Interpreter
Directed by Sydney Pollack, 2005, with Nicole Kidman, Sean Penn. Available on DVD
The unpredictable tone of this quietly engrossing thriller is set from the first few minutes. In a tense and shocking sequence, two white men are lured into a trap in the African country of Matobo and murdered by rifle-wielding children in a derelict sports stadium. A third man in their party, a photographer, escapes, having managed to take some pictures of the incident and its aftermath in which the orchestrator of the murders appears.
Nicole Kidman plays Sylvia Broom, an interpreter from the fictional African republic of Matobo working at the United Nations in New York. When she returns late to the congress building one night to collect some personal belongings, she accidentally overhears a whispered conversation in her native language which appears to be a plot to assassinate Matobo’s leader, President Edmond Zuwanie, within the UN Congress building. Zuwanie has planned to come to New York to deliver a speech outlining new democratic reforms in Matobo in a bid to prevent the UN from indicting him for ethnic cleansing and genocide. This man has become a reviled figure within his own country and across the world for his ruthlessness and cruelty, having begun his tenure as leader as a symbol of hope and change.

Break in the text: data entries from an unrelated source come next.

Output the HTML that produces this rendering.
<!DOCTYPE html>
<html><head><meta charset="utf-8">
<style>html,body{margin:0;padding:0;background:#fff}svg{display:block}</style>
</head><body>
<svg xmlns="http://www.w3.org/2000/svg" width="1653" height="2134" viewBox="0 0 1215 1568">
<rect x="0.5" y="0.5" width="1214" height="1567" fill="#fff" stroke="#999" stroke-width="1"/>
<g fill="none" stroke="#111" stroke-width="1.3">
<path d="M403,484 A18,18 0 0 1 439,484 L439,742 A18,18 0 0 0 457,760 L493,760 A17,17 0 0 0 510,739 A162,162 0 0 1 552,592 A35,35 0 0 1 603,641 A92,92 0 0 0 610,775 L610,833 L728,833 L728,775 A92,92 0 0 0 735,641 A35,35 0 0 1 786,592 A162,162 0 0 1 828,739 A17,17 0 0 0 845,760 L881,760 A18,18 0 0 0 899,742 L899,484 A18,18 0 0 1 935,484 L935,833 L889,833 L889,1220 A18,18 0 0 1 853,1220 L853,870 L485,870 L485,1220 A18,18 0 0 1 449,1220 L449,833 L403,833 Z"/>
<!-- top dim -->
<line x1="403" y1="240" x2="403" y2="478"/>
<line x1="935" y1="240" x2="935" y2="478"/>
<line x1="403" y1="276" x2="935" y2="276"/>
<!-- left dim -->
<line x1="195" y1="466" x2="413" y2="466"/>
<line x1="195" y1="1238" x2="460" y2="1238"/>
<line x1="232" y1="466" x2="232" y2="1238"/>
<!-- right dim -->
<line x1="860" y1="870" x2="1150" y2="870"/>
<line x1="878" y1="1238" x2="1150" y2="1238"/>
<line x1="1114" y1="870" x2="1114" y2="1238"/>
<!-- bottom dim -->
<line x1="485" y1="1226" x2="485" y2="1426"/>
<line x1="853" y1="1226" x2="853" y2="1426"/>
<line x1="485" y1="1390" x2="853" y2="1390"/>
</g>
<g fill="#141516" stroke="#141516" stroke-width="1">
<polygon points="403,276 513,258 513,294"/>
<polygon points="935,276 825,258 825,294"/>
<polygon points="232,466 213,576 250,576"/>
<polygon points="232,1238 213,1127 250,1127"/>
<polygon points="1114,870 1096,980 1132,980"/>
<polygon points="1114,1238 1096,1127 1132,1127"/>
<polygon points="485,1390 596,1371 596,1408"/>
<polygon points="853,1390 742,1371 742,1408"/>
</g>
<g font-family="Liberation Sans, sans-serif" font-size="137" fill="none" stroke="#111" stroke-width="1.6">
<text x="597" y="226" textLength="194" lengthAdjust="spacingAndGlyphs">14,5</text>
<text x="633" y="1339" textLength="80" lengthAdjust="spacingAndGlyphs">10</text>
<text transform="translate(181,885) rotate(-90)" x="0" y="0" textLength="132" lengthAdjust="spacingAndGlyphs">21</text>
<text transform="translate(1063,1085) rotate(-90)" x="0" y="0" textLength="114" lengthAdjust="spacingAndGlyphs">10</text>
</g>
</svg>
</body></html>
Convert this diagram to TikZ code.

Once she has reported the incident, two Secret Service agents (the world-weary Tobin Keller played with great authenticity by Sean Penn, and his partner Dot Woods played by Catherine Keener) are assigned to investigate the potential plot and to protect Zuwanie during his stay in New York. Keller is initially highly sceptical of Broom’s story, but when a stalker wearing an African war mask is seen outside her flat, he has to protect her as well as investigate her background. Keller learns that the inscrutable Sylvia was once part of a guerrilla organisation that took up arms against Zuwanie’s government. Is she involved in the plot to kill him? In turn Keller is still coming to terms with the death of his estranged wife in a car crash.
All the main protagonists have been traumatised, and the film gradually and skillfully reveals what has happened to them, and their underlying motivations. Nicole Kidman gives an intense portrayal of an intelligent woman haunted by her past yet trying to live honourably. She vividly conveys a sense of being an outsider in a world where words have to be faithfully rendered in many languages but the intent behind them is never clear. Sean Penn matches his co-star, playing a character that is also bereft but still has a passion for life. The way in which the two main characters connect in spite of mutual suspicion is convincing and touching.
The tension mounts as the Secret Service find out that there is a ruthless killer in New York who begins to murder some of Zuwanie’s opponents. The sense of menace when Sylvia confronts one of these opponents on a bus is tangible. A few seconds after she gets off the bus, it is ripped apart by a bomb, and the political leader and his henchmen are killed, adding to our uncertainty over her role.
This was the first ever film to be allowed to shoot inside the main Congress building and the real-life locations lend an authenticity to the plot. The climax of the film links the early scenes of the film shot in Africa to Sylvia’s deep sense of loss and betrayal in a slightly implausible but exciting denouement. I found myself feeling sympathetic towards the two main characters, caught up in the machinations of international politics against their will. I would like to watch this again.